The obvious question, raised but unanswered in these lockstep defenses of the “symbolic value” of the “fictional truths” of Menchu’s mendacity “regardless of some fabrications that may or may not exist,” is: what, then, is the difference between anthropology and fiction, or between anthropology and political propaganda? What happens to the pursuit of knowledge itself if its only validation is what “[e]verybody knows” already? As John Leo, editor of a well-known online site that covers academia (this one), wrote back in 2000,

when Rigoberta Menchu’s famous account of class and ethnic warfare in Guatemala was revealed to be largely false, many professors said this didn’t matter much because her book contained emotional truth. The blurring of the line between fact and fiction is far advanced in our university culture

It’s more advanced now than it was then.
Joanne Rappaport, president of the Society for Latin American Anthropology in 1999, accused Stoll’s book of being

“an attempt to discredit one of the only spokespersons of Guatemala’s indigenous movement.” A professor of Spanish and Portuguese at Georgetown University, Ms. Rappaport says that Mr. Stoll is going against the grain in cultural anthropology, which no longer advocates studying indigenous people as objects. “What I find is that I am increasingly engaged in a dialogue with people I used to study,” she says. Mr. Stoll, on the other hand, she says, risks cutting off “the possibilities of dialogue” between researchers and their subjects by discrediting Ms. Menchu and establishing himself as the ultimate authority on what happened to her.

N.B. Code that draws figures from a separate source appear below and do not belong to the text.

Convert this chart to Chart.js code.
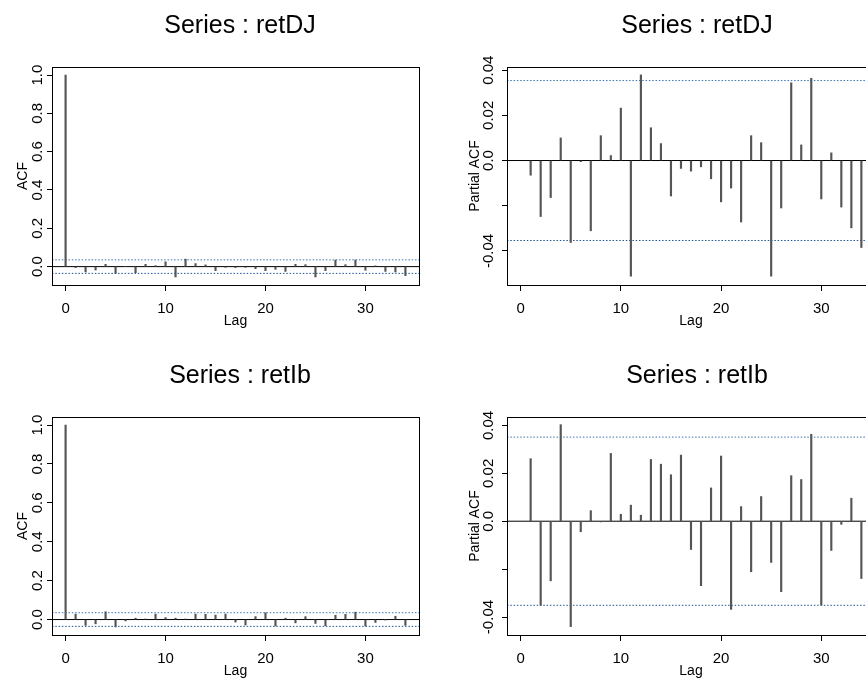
<!DOCTYPE html>
<html>
<head>
<meta charset="utf-8">
<script src="https://cdn.jsdelivr.net/npm/chart.js@4/dist/chart.umd.min.js"></script>
<style>
  body { margin: 0; width: 866px; height: 681px; overflow: hidden; background: #fff; position: relative; }
  canvas { position: absolute; }
</style>
</head>
<body>
<canvas id="acfDJ" width="480" height="330" style="left:0;top:0"></canvas>
<canvas id="pacfDJ" width="484" height="330" style="left:455px;top:0"></canvas>
<canvas id="acfIb" width="480" height="330" style="left:0;top:350px"></canvas>
<canvas id="pacfIb" width="484" height="330" style="left:455px;top:350px"></canvas>
<script>
// lags
const acfLags = [0, 1, 2, 3, 4, 5, 6, 7, 8, 9, 10, 11, 12, 13, 14, 15, 16, 17, 18, 19, 20,
  21, 22, 23, 24, 25, 26, 27, 28, 29, 30, 31, 32, 33, 34];
const pacfLags = [1, 2, 3, 4, 5, 6, 7, 8, 9, 10, 11, 12, 13, 14, 15, 16, 17, 18, 19, 20,
  21, 22, 23, 24, 25, 26, 27, 28, 29, 30, 31, 32, 33, 34];

// autocorrelations of retDJ
const acfDJ = [1.0, -0.005, -0.028, -0.018, 0.012, -0.035, 0.000, -0.032, 0.012, 0.005, 0.025,
  -0.054, 0.039, 0.016, 0.009, -0.021, -0.004, -0.005, -0.004, -0.011, -0.021,
  -0.014, -0.025, 0.012, 0.010, -0.054, -0.021, 0.034, 0.010, 0.034, -0.019,
  0.004, -0.025, -0.028, -0.047];
const pacfDJ = [-0.0065, -0.0248, -0.0164, 0.0100, -0.0363, -0.0005, -0.0311, 0.0110, 0.0022, 0.0232,
  -0.0512, 0.0379, 0.0145, 0.0075, -0.0157, -0.0035, -0.0047, -0.0028, -0.0081, -0.0183,
  -0.0122, -0.0272, 0.0110, 0.0079, -0.0512, -0.0210, 0.0344, 0.0069, 0.0364, -0.0170,
  0.0034, -0.0206, -0.0298, -0.0385];

// autocorrelations of retIb
const acfIb = [1.0, 0.028, -0.030, -0.022, 0.040, -0.038, -0.007, 0.007, 0.003, 0.028, 0.010,
  0.007, 0.003, 0.028, 0.027, 0.023, 0.028, -0.013, -0.028, 0.015, 0.035,
  -0.033, 0.007, -0.017, 0.015, -0.020, -0.032, 0.022, 0.027, 0.038, -0.033,
  -0.015, -0.002, 0.017, -0.030];
const pacfIb = [0.0261, -0.0351, -0.0249, 0.0403, -0.0440, -0.0044, 0.0044, -0.0003, 0.0283, 0.0029,
  0.0067, 0.0025, 0.0258, 0.0238, 0.0194, 0.0276, -0.0118, -0.0269, 0.0139, 0.0272,
  -0.0368, 0.0061, -0.0211, 0.0103, -0.0172, -0.0294, 0.0190, 0.0174, 0.0363, -0.0350,
  -0.0122, -0.0013, 0.0096, -0.0239];

// 95% bounds
const confDJ = 0.0354;
const confIb = 0.0351;

// axis limits and ticks
const lagRange = [-1.36, 35.36];
const lagTicks = [0, 10, 20, 30];
const acfTicks = [0, 0.2, 0.4, 0.6, 0.8, 1.0];
const pacfTicks = [-0.04, -0.02, 0, 0.02, 0.04];
const pacfLabelled = [-0.04, 0, 0.02, 0.04];
const acfRangeDJ = [-0.096, 1.042];
const pacfRangeDJ = [-0.0551, 0.0414];
const acfRangeIb = [-0.0795, 1.0415];
const pacfRangeIb = [-0.0475, 0.0435];

Chart.defaults.font.family = "'Liberation Sans', Arial, Helvetica, sans-serif";
Chart.defaults.color = '#000';

const plotBox = {
  id: 'plotBox',
  afterDatasetsDraw(chart) {
    const { ctx, chartArea: a } = chart;
    ctx.save();
    ctx.strokeStyle = '#000';
    ctx.lineWidth = 1;
    ctx.strokeRect(Math.round(a.left) + 0.5, Math.round(a.top) + 0.5,
      Math.round(a.width), Math.round(a.height));
    ctx.restore();
  }
};

const hline = (y, color, dash) => ({
  type: 'line',
  data: [{ x: lagRange[0], y: y }, { x: lagRange[1], y: y }],
  borderColor: color,
  borderWidth: 1,
  borderDash: dash,
  pointRadius: 0,
  order: 2
});

// rightGap: empty strip right of the plot, so the title centres a little to the right of the box
function drawPanel(id, title, lags, values, conf, yRange, yTicks, partial, rightGap) {
  const labelFor = partial
    ? (v) => (pacfLabelled.includes(v) ? (v === 0 ? '0.0' : v.toFixed(2)) : '')
    : (v) => v.toFixed(1);

  new Chart(document.getElementById(id), {
    type: 'bar',
    data: {
      datasets: [
        {
          type: 'bar',
          data: lags.map((l, i) => ({ x: l, y: values[i] })),
          backgroundColor: '#555',
          barThickness: 1.5,
          order: 1
        },
        hline(0, '#000', []),
        hline(conf, '#3a73b5', [1.5, 1.8]),
        hline(-conf, '#1f5499', [1.5, 1.8])
      ]
    },
    options: {
      responsive: false,
      animation: false,
      devicePixelRatio: 1,
      layout: { padding: 0 },
      plugins: {
        legend: { display: false },
        tooltip: { enabled: false },
        title: {
          display: true,
          text: title,
          font: { size: 25, weight: 'normal' },
          padding: { top: 11, bottom: 26 }
        }
      },
      scales: {
        x: {
          type: 'linear',
          min: lagRange[0],
          max: lagRange[1],
          offset: false,
          afterBuildTicks: (ax) => { ax.ticks = lagTicks.map((v) => ({ value: v })); },
          afterFit: (ax) => { ax.height = 45; },
          grid: { drawOnChartArea: false, drawTicks: true, tickLength: 6, color: '#000', offset: false },
          border: { display: false },
          ticks: { padding: 9, font: { size: 15 }, maxRotation: 0, autoSkip: false },
          title: { display: true, text: 'Lag', font: { size: 14 }, padding: 0 }
        },
        y: {
          type: 'linear',
          min: yRange[0],
          max: yRange[1],
          afterBuildTicks: (ax) => { ax.ticks = yTicks.map((v) => ({ value: v })); },
          afterFit: (ax) => { ax.width = 52; },
          grid: { drawOnChartArea: false, drawTicks: true, tickLength: 5, color: '#000' },
          border: { display: false },
          ticks: {
            minRotation: 90,
            maxRotation: 90,
            crossAlign: 'center',
            padding: partial ? -3.5 : -1.4,
            font: { size: 15 },
            autoSkip: false,
            callback: labelFor
          },
          title: {
            display: true,
            text: partial ? 'Partial ACF' : 'ACF',
            font: { size: 14 },
            padding: { top: partial ? 11.6 : 15, bottom: 0 }
          }
        },
        gap: {
          type: 'linear',
          position: 'right',
          grid: { display: false },
          border: { display: false },
          ticks: { display: false },
          afterFit: (ax) => { ax.width = rightGap; }
        }
      }
    },
    plugins: [plotBox]
  });
}

drawPanel('acfDJ', 'Series : retDJ', acfLags, acfDJ, confDJ, acfRangeDJ, acfTicks, false, 61);
drawPanel('pacfDJ', 'Series : retDJ', pacfLags, pacfDJ, confDJ, pacfRangeDJ, pacfTicks, true, 64);
drawPanel('acfIb', 'Series : retIb', acfLags, acfIb, confIb, acfRangeIb, acfTicks, false, 61);
drawPanel('pacfIb', 'Series : retIb', pacfLags, pacfIb, confIb, pacfRangeIb, pacfTicks, true, 64);
</script>
</body>
</html>
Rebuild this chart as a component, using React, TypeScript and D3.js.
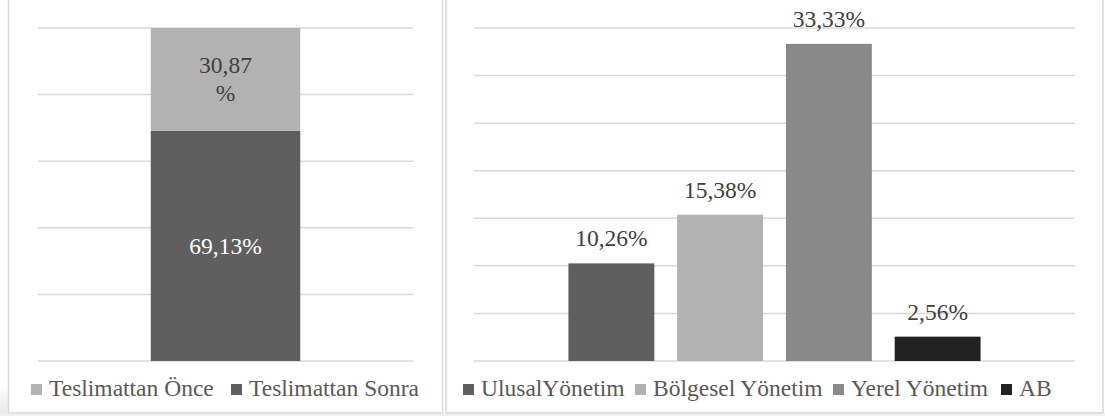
import * as d3 from 'd3';

const W = 1105;
const H = 416;

// Left chart: one stacked column
const stackNames = ['Teslimattan Önce', 'Teslimattan Sonra'];
const stackValues = [30.87, 69.13];
const stackLabels = [['30,87', '%'], ['69,13%']];
const stackColors = ['#b2b2b2', '#5f5f5f'];

// Right chart: clustered columns
const govNames = ['UlusalYönetim', 'Bölgesel Yönetim', 'Yerel Yönetim', 'AB'];
const govValues = [10.26, 15.38, 33.33, 2.56];
const govLabels = ['10,26%', '15,38%', '33,33%', '2,56%'];
const govColors = ['#5f5f5f', '#b2b2b2', '#898989', '#222222'];

const GRID = '#d9d9d9';
const TEXT = '#404040';
const LEGEND_TEXT = '#595959';
const fontStyle = { fontFamily: 'Liberation Serif', fontSize: '22.5px' };
// the source text is a bit wider than it is tall
const STRETCH = 1.045;

const PLOT_TOP = 28;
const PLOT_BOTTOM = 361;

// legend swatch x positions, as laid out in the source
const leftLegendX = [31, 231];
const rightLegendX = [463, 635, 833, 1001];

function Label({ x, y, fill, anchor, children }: {
  x: number; y: number; fill: string; anchor?: 'start' | 'middle'; children: string;
}) {
  return (
    <text
      transform={`translate(${x},${y}) scale(${STRETCH},1)`}
      textAnchor={anchor ?? 'start'}
      fill={fill}
      style={fontStyle}
    >
      {children}
    </text>
  );
}

function Legend({ names, colors, xs }: { names: string[]; colors: string[]; xs: number[] }) {
  return (
    <g>
      {names.map((n, i) => (
        <g key={n}>
          <rect x={xs[i]} y={384} width={11} height={11} fill={colors[i]} />
          <Label x={xs[i] + 18} y={396} fill={LEGEND_TEXT}>{n}</Label>
        </g>
      ))}
    </g>
  );
}

export default function App() {
  // ── Left scales ──
  const yL = d3.scaleLinear().domain([0, 100]).range([PLOT_BOTTOM, PLOT_TOP]);
  const xL = d3.scaleBand().domain(['c']).range([38, 413]).padding(0.43);
  // "Sonra" sits at the bottom of the column, "Önce" on top
  const stacked = d3.stack<number[]>().keys(['1', '0'])
    .value((d, k) => d[+k])([stackValues]);

  // ── Right scales ──
  const yR = d3.scaleLinear().domain([0, 35]).range([PLOT_BOTTOM, PLOT_TOP]);
  const xR = d3.scaleBand().domain(govNames).range([557, 992])
    .paddingInner(0.21).paddingOuter(0.105);

  const bx = xL('c')!;
  const bw = xL.bandwidth();

  return (
    <svg width={W} height={H} style={{ position: 'absolute', left: 0, top: 0, display: 'block', background: '#fff' }}>
      <defs>
        <linearGradient id="shadeV" x1="0" y1="0" x2="0" y2="1">
          <stop offset="0" stopColor="#e6e6e6" stopOpacity={0} />
          <stop offset="1" stopColor="#e6e6e6" stopOpacity={1} />
        </linearGradient>
      </defs>
      <rect x={0} y={385} width={9} height={31} fill="url(#shadeV)" />
      <rect x={0} y={413} width={W} height={3} fill="#f0f0f0" />
      <rect x={8.5} y={-10} width={434} height={423} fill="#fff" stroke={GRID} strokeWidth={1.5} />
      <rect x={446} y={-10} width={657} height={423} fill="#fff" stroke={GRID} strokeWidth={1.5} />

      {/* left chart */}
      {yL.ticks(5).map((t) => (
        <line key={t} x1={38} x2={413} y1={yL(t)} y2={yL(t)} stroke={GRID} strokeWidth={1.5} />
      ))}
      {stacked.map((layer) => {
        const i = +layer.key;
        const y0 = yL(layer[0][1]);
        const y1 = yL(layer[0][0]);
        const cy = (y0 + y1) / 2;
        const lines = stackLabels[i];
        return (
          <g key={layer.key}>
            <rect x={bx} y={y0} width={bw} height={y1 - y0} fill={stackColors[i]} />
            {lines.map((ln, j) => (
              <Label
                key={j}
                x={bx + bw / 2}
                y={cy + 8 + (j - (lines.length - 1) / 2) * 28}
                anchor="middle"
                fill={i === 1 ? '#ffffff' : TEXT}
              >
                {ln}
              </Label>
            ))}
          </g>
        );
      })}
      <Legend names={stackNames} colors={stackColors} xs={leftLegendX} />

      {/* right chart */}
      {d3.range(0, 36, 5).map((t) => (
        <line key={t} x1={474} x2={1075} y1={yR(t)} y2={yR(t)} stroke={GRID} strokeWidth={1.5} />
      ))}
      {govValues.map((v, i) => (
        <g key={govNames[i]}>
          <rect x={xR(govNames[i])!} y={yR(v)} width={xR.bandwidth()} height={yR(0) - yR(v)} fill={govColors[i]} />
          <Label
            x={xR(govNames[i])! + xR.bandwidth() / 2}
            y={yR(v) - 17}
            anchor="middle"
            fill={TEXT}
          >
            {govLabels[i]}
          </Label>
        </g>
      ))}
      <Legend names={govNames} colors={govColors} xs={rightLegendX} />
    </svg>
  );
}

If a person, whether “indigenous” or not, is “the ultimate authority” on what happened in his or her life, beyond the ability of others not only to judge but even to describe, then forget about “science.” Objectivity and truth become not simply unattainable goals; they cease to exist as meaningful concepts. This is post-modernism run amuck, and it reveals a void at the core of a large strain of multicultural academic work that is much larger than simply removing the word “science” from a mission statement may suggest.